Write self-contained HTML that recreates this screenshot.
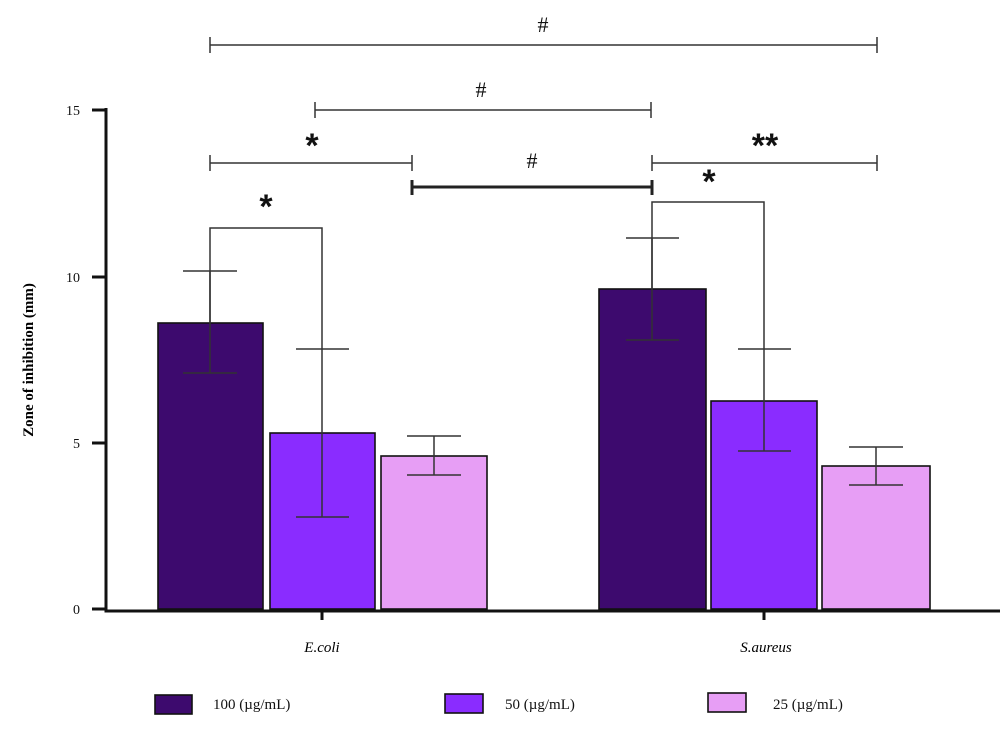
<!DOCTYPE html><html><head><style>body{margin:0;background:#fff}</style></head><body>
<svg width="1000" height="729" xmlns="http://www.w3.org/2000/svg" font-family="Liberation Serif, serif">
<g stroke="#111" stroke-width="1.6">
<rect x="158" y="323" width="105" height="286" fill="#3d0a6e"/>
<rect x="270" y="433" width="105" height="176" fill="#8a2cff"/>
<rect x="381" y="456" width="106" height="153" fill="#e79ef5"/>
<rect x="599" y="289" width="107" height="320" fill="#3d0a6e"/>
<rect x="711" y="401" width="106" height="208" fill="#8a2cff"/>
<rect x="822" y="466" width="108" height="143" fill="#e79ef5"/>
</g>
<g stroke="#333" stroke-width="1.5" fill="none">
<path d="M210 271V373M183 271H237M183 373H237"/>
<path d="M322 349V517M296 349H349M296 517H349"/>
<path d="M434 436V475M407 436H461M407 475H461"/>
<path d="M652 238V340M626 238H679M626 340H679"/>
<path d="M764 349V451M738 349H791M738 451H791"/>
<path d="M876 447V485M849 447H903M849 485H903"/>
<path d="M210 323V228H322V349"/>
<path d="M652 289V202H764V349"/>
<path d="M210 45H877M210 37V53M877 37V53"/>
<path d="M315 110H651M315 102V118M651 102V118"/>
<path d="M210 163H412M210 155V171M412 155V171"/>
<path d="M652 163H877M652 155V171M877 155V171"/>
</g>
<path d="M412 187H652M412 180V195M652 180V195" stroke="#222" stroke-width="3" fill="none"/>
<g fill="#111" font-size="22" text-anchor="middle">
<text x="543" y="32">#</text><text x="481" y="97">#</text><text x="532" y="168">#</text>
</g>
<g fill="#111" font-size="34" font-weight="bold" text-anchor="middle" font-family="Liberation Sans, sans-serif">
<text x="312" y="157">*</text><text x="266" y="218">*</text><text x="709" y="193">*</text><text x="765" y="157">**</text>
</g>
<path d="M106 108V611H1000" stroke="#111" stroke-width="3" fill="none"/>
<g stroke="#111" stroke-width="3"><path d="M92 110H106M92 277H106M92 443H106M92 609H106M322 609V620M764 609V620"/></g>
<g font-size="14" text-anchor="end" fill="#111"><text x="80" y="115">15</text><text x="80" y="282">10</text><text x="80" y="448">5</text><text x="80" y="614">0</text></g>
<text transform="translate(33,360) rotate(-90)" font-size="15" font-weight="bold" text-anchor="middle">Zone of inhibition (mm)</text>
<g font-size="15" font-style="italic" text-anchor="middle"><text x="322" y="652">E.coli</text><text x="766" y="652">S.aureus</text></g>
<g stroke="#111" stroke-width="1.6">
<rect x="155" y="695" width="37" height="19" fill="#3d0a6e"/>
<rect x="445" y="694" width="38" height="19" fill="#8a2cff"/>
<rect x="708" y="693" width="38" height="19" fill="#e79ef5"/>
</g>
<g font-size="15" fill="#111"><text x="213" y="709">100 (µg/mL)</text><text x="505" y="709">50 (µg/mL)</text><text x="773" y="709">25 (µg/mL)</text></g>
</svg></body></html>
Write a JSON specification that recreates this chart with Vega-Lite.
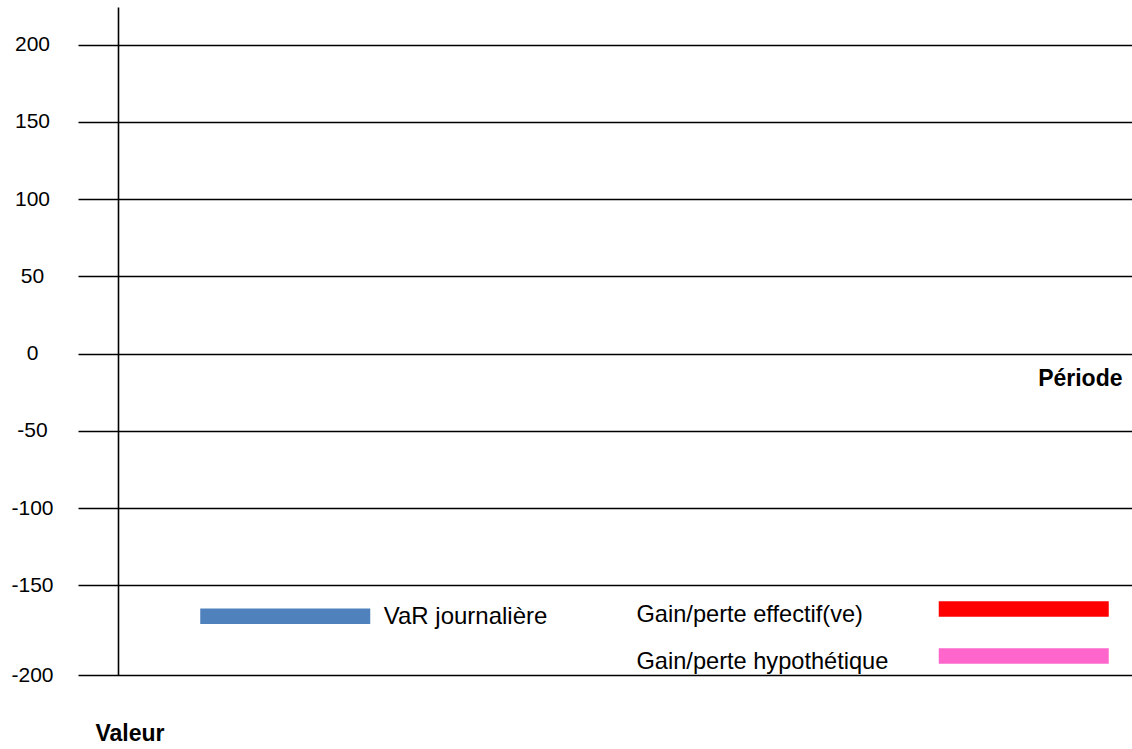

◆ Aim of the exercise:
Your answer should be one number: the count of lines in the data above that include the word "recreates".

◆ Solution to the problem:
2